For me, it's a no-brainer, I'm really happy I bought it and would do it again if I had a need. I also bought a couple of Taurus .22 LR nine-shot revolvers -- blued, with four-inch barrels -- for the same reason, the smaller frame caliber makes it "approachable" and easy to hold confidently, leading to a greater likelihood of satisfaction and success. Additionally, they'll learn how to care for the guns (did I mention they're blued?) and they can master both single-action and double-action firing. And -- ahem -- yes, the cost of the two Taurus revolvers together was only slightly more than the single Browning 1911-22, but I think I already explained my reasoning above.

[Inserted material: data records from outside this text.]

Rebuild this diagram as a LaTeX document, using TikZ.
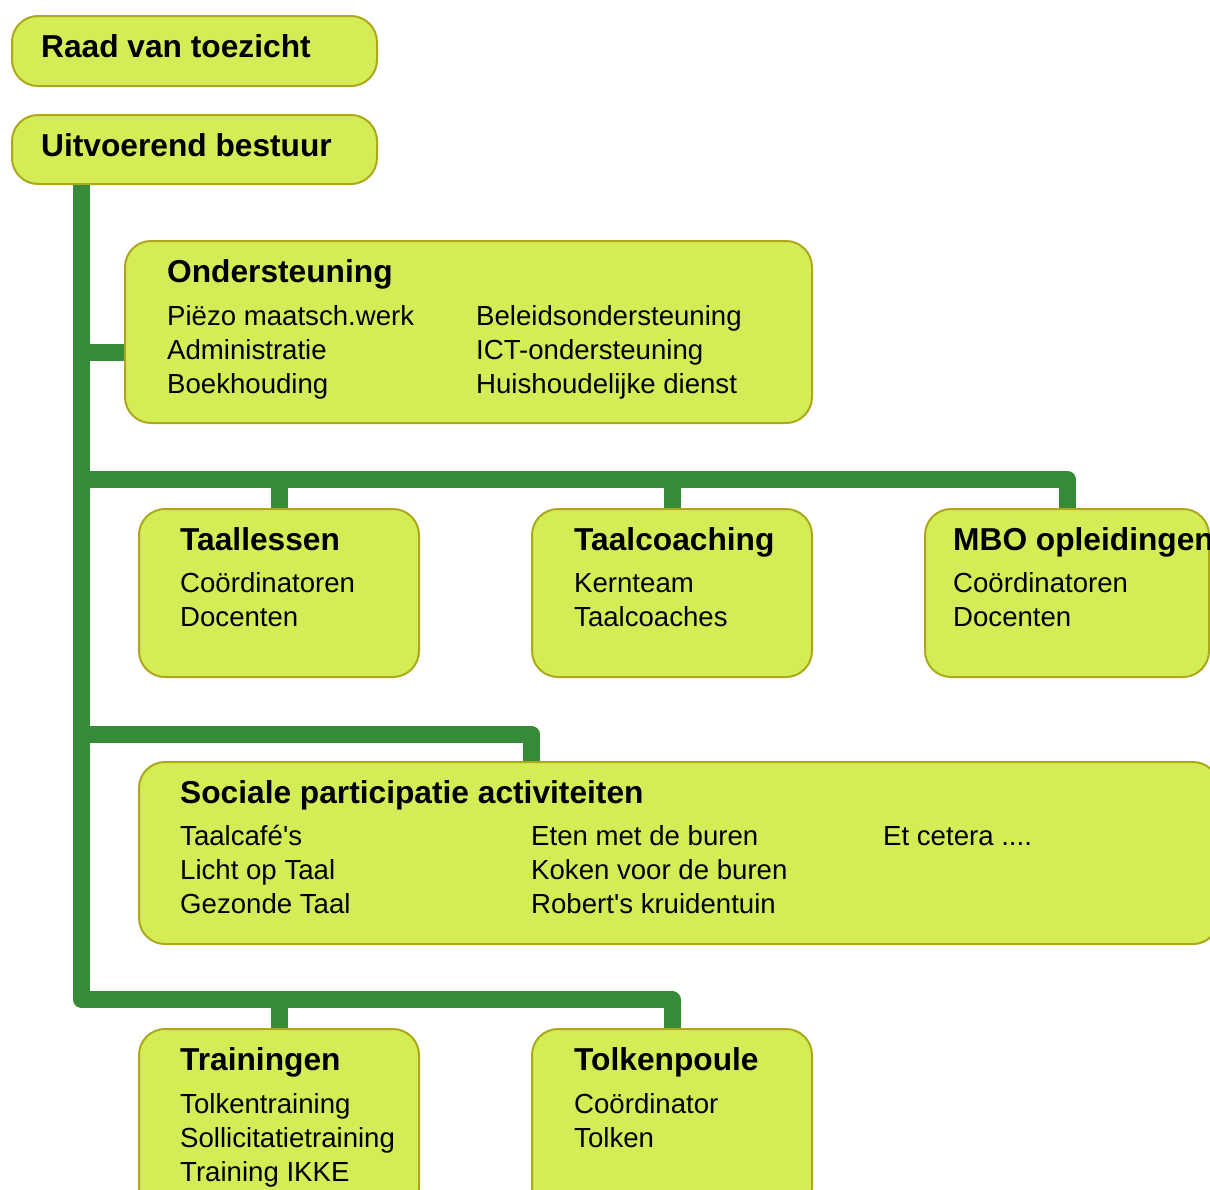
\documentclass[tikz,border=0pt]{standalone}
\usepackage{fontspec}
\setmainfont{Liberation Sans}
\definecolor{boxfill}{HTML}{D4EC56}
\definecolor{boxline}{HTML}{ACA81C}
\definecolor{linkgreen}{HTML}{378A37}
\newcommand{\headfont}{\fontsize{31.7}{34}\selectfont\bfseries}
\newcommand{\itemfont}{\fontsize{27.6}{34.3}\selectfont}
\newcommand{\boxlines}[1]{\begin{tabular}[t]{@{}l@{}}#1\end{tabular}}
\tikzset{
  box/.style={draw=boxline, fill=boxfill, line width=2pt, rounded corners=26pt,
    anchor=north west, inner sep=0pt},
  head/.style={anchor=base west, inner sep=0pt, font=\headfont},
  item/.style={anchor=base west, inner sep=0pt, font=\itemfont},
  link/.style={draw=linkgreen, line width=17pt, line join=round}
}
\begin{document}
\begin{tikzpicture}[x=1pt, y=-1pt]
\useasboundingbox (0,0) rectangle (1210,1189);
\clip (0,0) rectangle (1210,1189);

% boards
\node[box, minimum width=365, minimum height=70] (toezicht) at (11,15) {};
\node[head] (toezicht-t) at (41,57) {Raad van toezicht};
\node[box, minimum width=365, minimum height=69] (bestuur) at (11,114) {};
\node[head] (bestuur-t) at (41,156) {Uitvoerend bestuur};

% support
\node[box, minimum width=687, minimum height=182] (steun) at (124,240) {};
\node[head] (steun-t) at (167,282) {Ondersteuning};
\node[item] (steun-a) at (167,325) {\boxlines{Piëzo maatsch.werk\\Administratie\\Boekhouding}};
\node[item] (steun-b) at (476,325) {\boxlines{Beleidsondersteuning\\ICT-ondersteuning\\Huishoudelijke dienst}};

% row 1
\node[box, minimum width=280, minimum height=168] (lessen) at (138,508) {};
\node[head] (lessen-t) at (180,550) {Taallessen};
\node[item] (lessen-a) at (180,592) {\boxlines{Coördinatoren\\Docenten}};
\node[box, minimum width=280, minimum height=168] (coaching) at (531,508) {};
\node[head] (coaching-t) at (574,550) {Taalcoaching};
\node[item] (coaching-a) at (574,592) {\boxlines{Kernteam\\Taalcoaches}};
\node[box, minimum width=284, minimum height=168] (mbo) at (924,508) {};
\node[head] (mbo-t) at (953,550) {MBO opleidingen};
\node[item] (mbo-a) at (953,592) {\boxlines{Coördinatoren\\Docenten}};

% row 2
\node[box, minimum width=1080, minimum height=182] (sociaal) at (138,761) {};
\node[head] (sociaal-t) at (180,803) {Sociale participatie activiteiten};
\node[item] (sociaal-a) at (180,845) {\boxlines{Taalcafé\textquotesingle s\\Licht op Taal\\Gezonde Taal}};
\node[item] (sociaal-b) at (531,845) {\boxlines{Eten met de buren\\Koken voor de buren\\Robert\textquotesingle s kruidentuin}};
\node[item] (sociaal-c) at (883,845) {Et cetera ....};

% row 3
\node[box, minimum width=280, minimum height=185] (training) at (138,1028) {};
\node[head] (training-t) at (180,1070) {Trainingen};
\node[item] (training-a) at (180,1113) {\boxlines{Tolkentraining\\Sollicitatietraining\\Training IKKE}};
\node[box, minimum width=280, minimum height=185] (tolken) at (531,1028) {};
\node[head] (tolken-t) at (574,1070) {Tolkenpoule};
\node[item] (tolken-a) at (574,1113) {\boxlines{Coördinator\\Tolken}};

% connectors
\coordinate (spine) at (81.5,0);
\coordinate (bar1) at (81.5,479);
\coordinate (bar2) at (81.5,734);
\coordinate (bar3) at (81.5,999.5);
\coordinate (steunin) at ([yshift=-20pt]steun.west);
\draw[link] (bestuur.south -| spine) -- (bar3) -| (tolken.north);
\draw[link] (training.north) -- (training.north |- bar3);
\draw[link] (steunin) -- (spine |- steunin);
\draw[link] (bar1) -| (mbo.north);
\draw[link] (lessen.north) -- (lessen.north |- bar1);
\draw[link] (coaching.north) -- (coaching.north |- bar1);
\draw[link] (bar2) -| ([xshift=393pt]sociaal.north west);

\end{tikzpicture}
\end{document}
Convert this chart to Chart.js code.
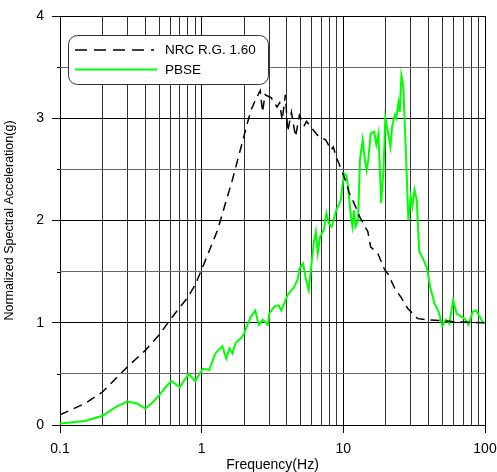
<!DOCTYPE html>
<html>
<head>
<meta charset="utf-8">
<script src="https://cdn.jsdelivr.net/npm/chart.js@4.4.1/dist/chart.umd.min.js"></script>
<style>
  html, body { margin: 0; padding: 0; background: #fff; }
  #wrap { position: relative; width: 497px; height: 472px; }
</style>
</head>
<body>
<div id="wrap"><canvas id="spectrumChart" width="497" height="472"></canvas></div>
<script>
// Design response spectrum (dashed)
const nrcFreq = [0.1, 0.15, 0.2, 0.3, 0.4, 0.5, 0.6, 0.7, 0.8, 0.9, 1.0, 1.29, 1.65, 2.1, 2.23, 2.4,
    2.59, 2.69, 2.8, 3.1, 3.4, 3.55, 3.7, 3.9, 4.05, 4.3, 4.6, 4.9, 5.3, 5.5, 6.1, 6.7, 7.5, 8.2,
    8.5, 8.9, 9.3, 9.9, 10.5, 11.0, 11.9, 13.0, 14.9, 15.6, 17.5, 19.4, 20.8, 23.0, 25.5, 28.5,
    33.5, 38, 50, 62, 100];
const nrcAccel = [0.10, 0.21, 0.325, 0.57, 0.73, 0.88, 1.03, 1.15, 1.25, 1.37, 1.52, 1.90, 2.40, 2.95, 3.08, 3.18,
    3.27, 3.06, 3.23, 3.20, 3.11, 3.15, 2.98, 3.23, 2.87, 3.06, 2.82, 3.03, 2.93, 2.97, 2.89, 2.82, 2.79, 2.69,
    2.72, 2.62, 2.56, 2.46, 2.37, 2.27, 2.17, 2.04, 1.89, 1.74, 1.68, 1.53, 1.47, 1.34, 1.25, 1.14,
    1.04, 1.03, 1.02, 1.01, 1.00];

// Site-specific spectrum (green)
const pbseFreq = [0.1, 0.15, 0.2, 0.25, 0.3, 0.35, 0.4, 0.45, 0.5, 0.55, 0.61, 0.70, 0.81, 0.90, 1.02, 1.13,
    1.25, 1.4, 1.49, 1.57, 1.65, 1.73, 1.9, 2.0, 2.1, 2.25, 2.39, 2.53, 2.7, 2.93, 3.0, 3.27, 3.5, 3.65,
    4.04, 4.5, 4.75, 4.9, 5.2, 5.4, 5.7, 5.9, 6.2, 6.4, 6.6, 6.85, 7.3, 7.6, 7.9, 8.3, 8.9, 9.6,
    10.1, 10.5, 10.8, 11.3, 11.6, 11.9, 12.2, 12.7, 13.1, 13.7, 14.1, 14.6, 15.0, 15.6, 16.5, 17.1,
    17.7, 18.5, 19.2, 19.8, 20.6, 21.5, 22.1, 23.1, 23.6, 24.5, 25.0, 25.7, 26.5, 27.6, 28.8, 29.9,
    30.7, 31.8, 33.0, 34.3, 37, 39, 41, 44, 47, 50, 53, 56, 59.6, 63, 67.9, 72, 76.5, 82, 86.6, 97, 100];
const pbseAccel = [0.015, 0.04, 0.09, 0.18, 0.23, 0.21, 0.16, 0.22, 0.29, 0.36, 0.43, 0.37, 0.50, 0.43, 0.55, 0.54,
    0.70, 0.77, 0.65, 0.75, 0.70, 0.80, 0.85, 0.90, 0.98, 1.07, 1.12, 0.98, 1.03, 0.98, 1.09, 1.16, 1.17, 1.12,
    1.27, 1.35, 1.42, 1.53, 1.58, 1.45, 1.32, 1.52, 1.79, 1.89, 1.68, 1.84, 1.91, 2.07, 1.97, 1.94, 2.10, 2.20,
    2.46, 2.44, 2.33, 2.04, 1.94, 2.10, 1.94, 2.00, 2.59, 2.79, 2.62, 2.49, 2.59, 2.85, 2.87, 2.74,
    2.85, 2.17, 2.49, 3.00, 2.87, 2.72, 2.92, 3.03, 3.00, 3.15, 3.06, 3.42, 3.31, 2.69, 2.00, 2.23,
    2.14, 2.30, 2.20, 1.70, 1.61, 1.53, 1.35, 1.19, 1.11, 0.97, 1.03, 0.99, 1.22, 1.09, 1.06, 1.04, 0.98, 1.11, 1.12, 1.00, 1.00];

const seriesLabels = ['NRC R.G. 1.60', 'PBSE'];
const xTickLabels = ['0.1', '1', '10', '100'];
const yTickLabels = ['0', '1', '2', '3', '4'];

const FONT = "'Liberation Sans', Arial, sans-serif";
const GREEN = '#00ff00';

function toPoints(xs, ys) {
    return xs.map((x, i) => ({ x: x, y: ys[i] }));
}

function isDecade(v) {
    const l = Math.log10(v);
    return Math.abs(l - Math.round(l)) < 1e-6;
}

function isWhole(v) {
    return Math.abs(v - Math.round(v)) < 1e-6;
}

// log grid: 1..9 in each decade
const xGrid = [];
[0.1, 1, 10].forEach(d => {
    for (let k = 1; k <= 9; k++) xGrid.push(+(k * d).toPrecision(6));
});
xGrid.push(100);

// Short ticks at the half steps and the boxed legend
const extrasPlugin = {
    id: 'extras',
    afterDraw(chart) {
        const ctx = chart.ctx;
        const x0 = chart.chartArea.left;
        const yScale = chart.scales.y;
        ctx.save();
        ctx.strokeStyle = '#000';
        ctx.lineWidth = 1;
        [0.5, 1.5, 2.5, 3.5].forEach(v => {
            const py = Math.round(yScale.getPixelForValue(v)) + 0.5;
            ctx.beginPath();
            ctx.moveTo(x0 - 3, py);
            ctx.lineTo(x0, py);
            ctx.stroke();
        });

        // legend box
        const bx = 68.5, by = 35.5, bw = 200, bh = 49, r = 9;
        ctx.beginPath();
        ctx.roundRect(bx, by, bw, bh, r);
        ctx.fillStyle = '#fff';
        ctx.fill();
        ctx.strokeStyle = '#333';
        ctx.stroke();

        ctx.lineWidth = 1.5;
        ctx.strokeStyle = '#000';
        ctx.setLineDash([12, 7]);
        ctx.beginPath();
        ctx.moveTo(75, 50);
        ctx.lineTo(154, 50);
        ctx.stroke();
        ctx.setLineDash([]);

        ctx.lineWidth = 2;
        ctx.strokeStyle = GREEN;
        ctx.beginPath();
        ctx.moveTo(75, 69.5);
        ctx.lineTo(157, 69.5);
        ctx.stroke();

        ctx.fillStyle = '#000';
        ctx.font = '13.5px ' + FONT;
        ctx.textBaseline = 'middle';
        ctx.textAlign = 'left';
        ctx.fillText(seriesLabels[0], 165, 50);
        ctx.fillText(seriesLabels[1], 165, 70);
        ctx.restore();
    }
};

const ctx = document.getElementById('spectrumChart');
new Chart(ctx, {
    type: 'line',
    data: {
        datasets: [{
            label: seriesLabels[0],
            data: toPoints(nrcFreq, nrcAccel),
            borderColor: '#000',
            borderWidth: 1.5,
            borderDash: [9, 6],
            pointRadius: 0,
            tension: 0,
            fill: false
        }, {
            label: seriesLabels[1],
            data: toPoints(pbseFreq, pbseAccel),
            borderColor: GREEN,
            borderWidth: 2,
            pointRadius: 0,
            tension: 0,
            fill: false
        }]
    },
    options: {
        responsive: false,
        animation: false,
        layout: {
            padding: { top: 16, right: 12, left: 0, bottom: 0 }
        },
        plugins: {
            legend: { display: false },
            tooltip: { enabled: false }
        },
        scales: {
            x: {
                type: 'logarithmic',
                min: 0.1,
                max: 100,
                afterFit: s => {
                    s.height = 47;
                    // the end labels fit inside the layout padding
                    s.paddingLeft = 0;
                    s.paddingRight = 0;
                },
                afterBuildTicks: s => { s.ticks = xGrid.map(v => ({ value: v })); },
                grid: {
                    color: c => isDecade(c.tick.value) ? '#000' : '#333',
                    tickColor: c => isDecade(c.tick.value) ? '#000' : 'rgba(0,0,0,0)',
                    tickLength: 8,
                    lineWidth: 1
                },
                border: { display: false },
                ticks: {
                    autoSkip: false,
                    maxRotation: 0,
                    padding: 8,
                    color: '#000',
                    font: { family: FONT, size: 14 },
                    callback: function(value) {
                        if (!isDecade(value)) return '';
                        return xTickLabels[Math.round(Math.log10(value)) + 1];
                    }
                },
                title: {
                    display: true,
                    text: 'Frequency(Hz)',
                    color: '#000',
                    font: { family: FONT, size: 14, lineHeight: 1 },
                    padding: { top: 0, bottom: 0 }
                }
            },
            y: {
                min: 0,
                max: 4,
                afterFit: s => {
                    s.width = 60;
                    s.paddingTop = 0;
                    s.paddingBottom = 0;
                },
                grid: {
                    color: c => isWhole(c.tick.value) ? '#000' : '#666',
                    tickColor: c => isWhole(c.tick.value) ? '#000' : 'rgba(0,0,0,0)',
                    tickLength: 8,
                    lineWidth: 1
                },
                border: { display: false },
                ticks: {
                    stepSize: 0.5,
                    padding: 8,
                    color: '#000',
                    font: { family: FONT, size: 14 },
                    callback: function(value) {
                        return isWhole(value) ? yTickLabels[Math.round(value)] : '';
                    }
                },
                title: {
                    display: true,
                    text: 'Normalized Spectral Acceleration(g)',
                    color: '#000',
                    font: { family: FONT, size: 12.5 },
                    padding: { top: 2, bottom: 0 }
                }
            }
        }
    },
    plugins: [extrasPlugin]
});
</script>
</body>
</html>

Yes, there are other pistols you could buy -- many others, in fact -- and I encourage you to choose carefully (and also consider you can sell them again when your son has "graduated" to a larger caliber, I apologize but I don't know his age), but the Browning 1911-22 has a certain cachet to it, in addition to the advantages I already mentioned. I'm pretty happy with it.
By the way, as a result of my unofficial "orientation campaign", my somewhat liberal older daughter -- who once admitted she had decided she "needed to get her Republican on and learn to shoot a gun" -- has already started quizzing me about getting a concealed carry license. But she's also put her foot down (both feet, actually) and stated, unequivocally, that she needs to practice a lot more first before she takes the CCH class here in North Carolina, because she "never wants to be one of those people who buys a gun, puts bullets in it, stuffs it in a sock drawer or nightstand and never learns how to use or practice with it regularly." ;-)
Pretty cool, huh? I think I'm succeeding.
Hope this helps answer your question.